Sort by Regex

Posted on Posted in Coding

Rax string reduction, /cat(), on the IMPALA backend was not trivial to implement. The IMPALA documentation states:

GROUP_CONCAT ... does not support the OVER clause, ...

Effectively this means no ORDER BY on GROUP_CONCAT in IMPALA. This must be implemented eventually, because the whole GROUP_CONCAT has limited use without it. Meantime, regexes can be used to put things back in order like so:

regex_replace('annadaveeve','(anna)(dave)(eve)','\3\1\2')
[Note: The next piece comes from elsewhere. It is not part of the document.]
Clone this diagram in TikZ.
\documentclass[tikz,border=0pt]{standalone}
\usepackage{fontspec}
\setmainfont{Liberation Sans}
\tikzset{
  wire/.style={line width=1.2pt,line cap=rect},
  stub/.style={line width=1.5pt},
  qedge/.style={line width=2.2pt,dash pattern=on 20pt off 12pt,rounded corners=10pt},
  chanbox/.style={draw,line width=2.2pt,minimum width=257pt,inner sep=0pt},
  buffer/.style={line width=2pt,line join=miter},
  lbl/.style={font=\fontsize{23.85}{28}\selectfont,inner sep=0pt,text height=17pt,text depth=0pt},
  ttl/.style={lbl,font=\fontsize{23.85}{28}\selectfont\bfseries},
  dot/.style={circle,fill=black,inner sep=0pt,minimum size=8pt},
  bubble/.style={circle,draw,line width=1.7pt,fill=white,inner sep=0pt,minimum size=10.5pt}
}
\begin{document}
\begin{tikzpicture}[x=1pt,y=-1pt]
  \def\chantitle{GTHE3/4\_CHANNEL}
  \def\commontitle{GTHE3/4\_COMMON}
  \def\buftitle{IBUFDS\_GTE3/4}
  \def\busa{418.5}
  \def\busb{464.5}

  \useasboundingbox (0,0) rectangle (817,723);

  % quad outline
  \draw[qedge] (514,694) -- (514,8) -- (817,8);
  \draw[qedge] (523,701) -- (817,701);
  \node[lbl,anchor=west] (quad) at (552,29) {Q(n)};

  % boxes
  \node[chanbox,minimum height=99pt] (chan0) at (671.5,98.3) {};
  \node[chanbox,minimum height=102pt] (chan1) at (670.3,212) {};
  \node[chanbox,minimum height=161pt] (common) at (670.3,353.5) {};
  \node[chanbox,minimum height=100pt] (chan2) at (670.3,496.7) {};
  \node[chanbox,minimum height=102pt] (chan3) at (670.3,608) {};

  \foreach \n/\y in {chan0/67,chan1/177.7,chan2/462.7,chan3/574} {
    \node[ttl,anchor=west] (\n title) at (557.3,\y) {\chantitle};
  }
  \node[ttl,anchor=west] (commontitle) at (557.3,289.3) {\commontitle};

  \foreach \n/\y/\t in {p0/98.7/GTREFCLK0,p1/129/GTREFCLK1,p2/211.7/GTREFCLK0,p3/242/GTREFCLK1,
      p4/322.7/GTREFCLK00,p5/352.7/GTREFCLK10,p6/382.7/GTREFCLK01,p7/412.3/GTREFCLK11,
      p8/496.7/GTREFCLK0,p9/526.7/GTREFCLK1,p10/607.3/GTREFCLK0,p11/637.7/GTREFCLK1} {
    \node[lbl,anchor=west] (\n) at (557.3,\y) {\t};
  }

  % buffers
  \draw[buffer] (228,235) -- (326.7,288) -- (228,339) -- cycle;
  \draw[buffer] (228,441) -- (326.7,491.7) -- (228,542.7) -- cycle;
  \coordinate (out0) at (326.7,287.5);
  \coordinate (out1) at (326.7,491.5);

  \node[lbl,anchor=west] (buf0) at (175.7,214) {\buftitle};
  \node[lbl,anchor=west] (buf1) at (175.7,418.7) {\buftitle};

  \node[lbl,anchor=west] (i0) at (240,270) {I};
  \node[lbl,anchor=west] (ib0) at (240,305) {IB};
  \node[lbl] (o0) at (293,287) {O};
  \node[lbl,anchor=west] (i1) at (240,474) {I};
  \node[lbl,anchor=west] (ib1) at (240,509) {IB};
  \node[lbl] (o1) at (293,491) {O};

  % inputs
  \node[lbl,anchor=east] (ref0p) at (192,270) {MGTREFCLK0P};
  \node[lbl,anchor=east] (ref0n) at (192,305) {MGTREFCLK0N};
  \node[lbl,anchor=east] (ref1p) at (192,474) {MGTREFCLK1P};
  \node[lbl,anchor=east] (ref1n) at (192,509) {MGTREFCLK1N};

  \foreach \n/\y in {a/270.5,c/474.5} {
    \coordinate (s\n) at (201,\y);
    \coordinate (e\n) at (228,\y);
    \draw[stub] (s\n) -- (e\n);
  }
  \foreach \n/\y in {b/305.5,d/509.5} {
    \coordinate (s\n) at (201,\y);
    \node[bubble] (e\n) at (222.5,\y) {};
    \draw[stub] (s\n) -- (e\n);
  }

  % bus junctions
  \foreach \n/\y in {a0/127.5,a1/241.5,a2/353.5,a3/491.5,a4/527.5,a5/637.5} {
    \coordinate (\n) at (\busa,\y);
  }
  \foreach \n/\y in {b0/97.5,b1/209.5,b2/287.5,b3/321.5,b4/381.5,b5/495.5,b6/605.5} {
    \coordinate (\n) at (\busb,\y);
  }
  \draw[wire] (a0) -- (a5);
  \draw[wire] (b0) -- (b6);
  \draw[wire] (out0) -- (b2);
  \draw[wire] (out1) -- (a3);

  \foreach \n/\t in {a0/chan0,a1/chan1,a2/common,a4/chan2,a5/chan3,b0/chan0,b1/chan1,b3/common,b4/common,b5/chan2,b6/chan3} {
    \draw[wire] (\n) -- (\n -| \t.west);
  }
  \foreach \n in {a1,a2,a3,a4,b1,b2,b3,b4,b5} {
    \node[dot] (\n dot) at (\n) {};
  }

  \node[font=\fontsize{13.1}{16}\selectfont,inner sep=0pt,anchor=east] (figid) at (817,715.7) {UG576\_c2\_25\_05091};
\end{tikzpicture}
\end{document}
Which would place eve first, anna second, and dave third. The rank number rnum of each name can be expressed like this:

ROW_NUMBER() OVER(ORDER BY age DESC) AS rnum

The GROUP_CONCAT from rnum belonging to (anna)(dave)(eve) would be 231, which can be translated to \3\1\2 using regexp_replace and translate like so:

regexp_replace(translate('123', '231', '123'), '.', '\\\0')
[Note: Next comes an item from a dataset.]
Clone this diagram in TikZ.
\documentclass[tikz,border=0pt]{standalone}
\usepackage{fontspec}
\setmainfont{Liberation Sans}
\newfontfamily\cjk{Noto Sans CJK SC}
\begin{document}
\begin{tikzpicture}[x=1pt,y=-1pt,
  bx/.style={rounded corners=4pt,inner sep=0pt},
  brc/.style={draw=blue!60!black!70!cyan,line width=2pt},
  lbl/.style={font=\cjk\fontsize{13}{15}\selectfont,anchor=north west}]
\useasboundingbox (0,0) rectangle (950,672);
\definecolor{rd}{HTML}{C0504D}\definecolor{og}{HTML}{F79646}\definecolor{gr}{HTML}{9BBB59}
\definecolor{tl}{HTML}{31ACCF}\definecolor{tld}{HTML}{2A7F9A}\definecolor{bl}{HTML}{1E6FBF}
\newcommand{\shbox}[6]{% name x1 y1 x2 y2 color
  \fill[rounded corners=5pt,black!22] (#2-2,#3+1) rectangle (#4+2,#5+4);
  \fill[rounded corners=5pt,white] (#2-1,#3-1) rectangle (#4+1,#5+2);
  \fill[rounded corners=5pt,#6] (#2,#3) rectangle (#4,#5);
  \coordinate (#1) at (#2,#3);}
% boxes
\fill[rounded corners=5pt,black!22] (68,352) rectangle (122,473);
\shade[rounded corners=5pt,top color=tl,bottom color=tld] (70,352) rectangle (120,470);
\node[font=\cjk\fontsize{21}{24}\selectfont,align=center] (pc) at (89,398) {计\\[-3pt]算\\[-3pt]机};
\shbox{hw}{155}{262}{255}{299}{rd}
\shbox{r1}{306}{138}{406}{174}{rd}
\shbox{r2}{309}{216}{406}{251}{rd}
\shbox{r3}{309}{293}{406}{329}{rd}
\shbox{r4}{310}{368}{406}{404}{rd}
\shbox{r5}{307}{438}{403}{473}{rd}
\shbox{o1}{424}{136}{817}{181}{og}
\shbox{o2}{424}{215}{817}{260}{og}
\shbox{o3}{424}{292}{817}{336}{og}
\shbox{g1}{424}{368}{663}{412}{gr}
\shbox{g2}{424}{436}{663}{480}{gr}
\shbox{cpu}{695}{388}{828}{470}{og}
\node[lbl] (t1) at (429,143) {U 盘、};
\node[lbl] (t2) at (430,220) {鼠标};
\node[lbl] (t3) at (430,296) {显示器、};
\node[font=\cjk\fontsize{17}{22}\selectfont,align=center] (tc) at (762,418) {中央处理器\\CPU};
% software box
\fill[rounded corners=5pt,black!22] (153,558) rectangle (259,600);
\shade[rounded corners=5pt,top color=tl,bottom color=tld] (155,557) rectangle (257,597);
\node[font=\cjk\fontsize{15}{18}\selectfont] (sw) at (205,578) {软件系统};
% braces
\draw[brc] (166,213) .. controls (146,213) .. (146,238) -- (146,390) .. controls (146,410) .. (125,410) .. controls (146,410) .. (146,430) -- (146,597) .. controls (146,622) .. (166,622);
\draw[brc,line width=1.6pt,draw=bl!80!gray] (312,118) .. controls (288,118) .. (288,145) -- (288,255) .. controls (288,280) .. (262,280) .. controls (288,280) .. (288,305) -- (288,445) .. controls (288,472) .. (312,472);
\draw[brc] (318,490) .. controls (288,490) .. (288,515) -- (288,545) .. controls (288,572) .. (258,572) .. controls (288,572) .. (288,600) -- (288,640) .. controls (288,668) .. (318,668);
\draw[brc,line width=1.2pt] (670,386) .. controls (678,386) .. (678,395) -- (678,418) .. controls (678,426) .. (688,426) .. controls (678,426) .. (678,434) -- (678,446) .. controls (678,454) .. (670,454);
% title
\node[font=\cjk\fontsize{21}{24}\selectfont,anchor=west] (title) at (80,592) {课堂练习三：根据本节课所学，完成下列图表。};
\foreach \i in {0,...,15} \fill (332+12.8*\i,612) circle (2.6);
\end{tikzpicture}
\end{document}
Giving us the third argument of the sorting regex. The first and second argument are simple. Likewise an SQL SELECT statement like this:

SELECT 
    parent,
    GROUP_CONCAT(child, '; ') OVER(ORDER BY age DESC)
  FROM table
  GROUP BY parent

could be rewritten in IMPALA like (untested) so:

SELECT 
    parent,
    REGEXP_REPLACE(
      GROUP_CONCAT(child, ''),
      GROUP_CONCAT(CONCAT('(',child,')'), ''),
      STRLEFT(
        REGEXP_REPLACE(
          TRANSLATE(
            '123456789', 
            GROUP_CONCAT(CAST(rnum AS STRING), ''),
            '123456789'),
          '.', 
          '\\\0; '),
        MAX(rnum) * (2+2) - 2))
  FROM (
    SELECT 
        *, 
        ROW_NUMBER() OVER(PARTITION BY parent ORDER BY age DESC) AS rnum,
      FROM table) please 
  GROUP BY parent

Your milage may vary using this code, but if you, like Rax, need a solution right now, try a variant of this code. (You might need to double up the \\.) Also note that it might be safer to use an escaped version of child to use in the second argument of the outer regexp_replace like so:

  regexp_replace(child, '[[:punct:]]', '\\\0') AS esc_child

Finally, note, this only works with group sizes below ten. To up that, replace 123456789 by abcdefghijklmnop (or longer), replace CAST(rnum AS STRING) with something like substr('abcdefghijklmnop', rnum, 1) and add an extra regexp_replace in front of strleft to transform \a\b\c...\o\p into \1\2\3..\15\16.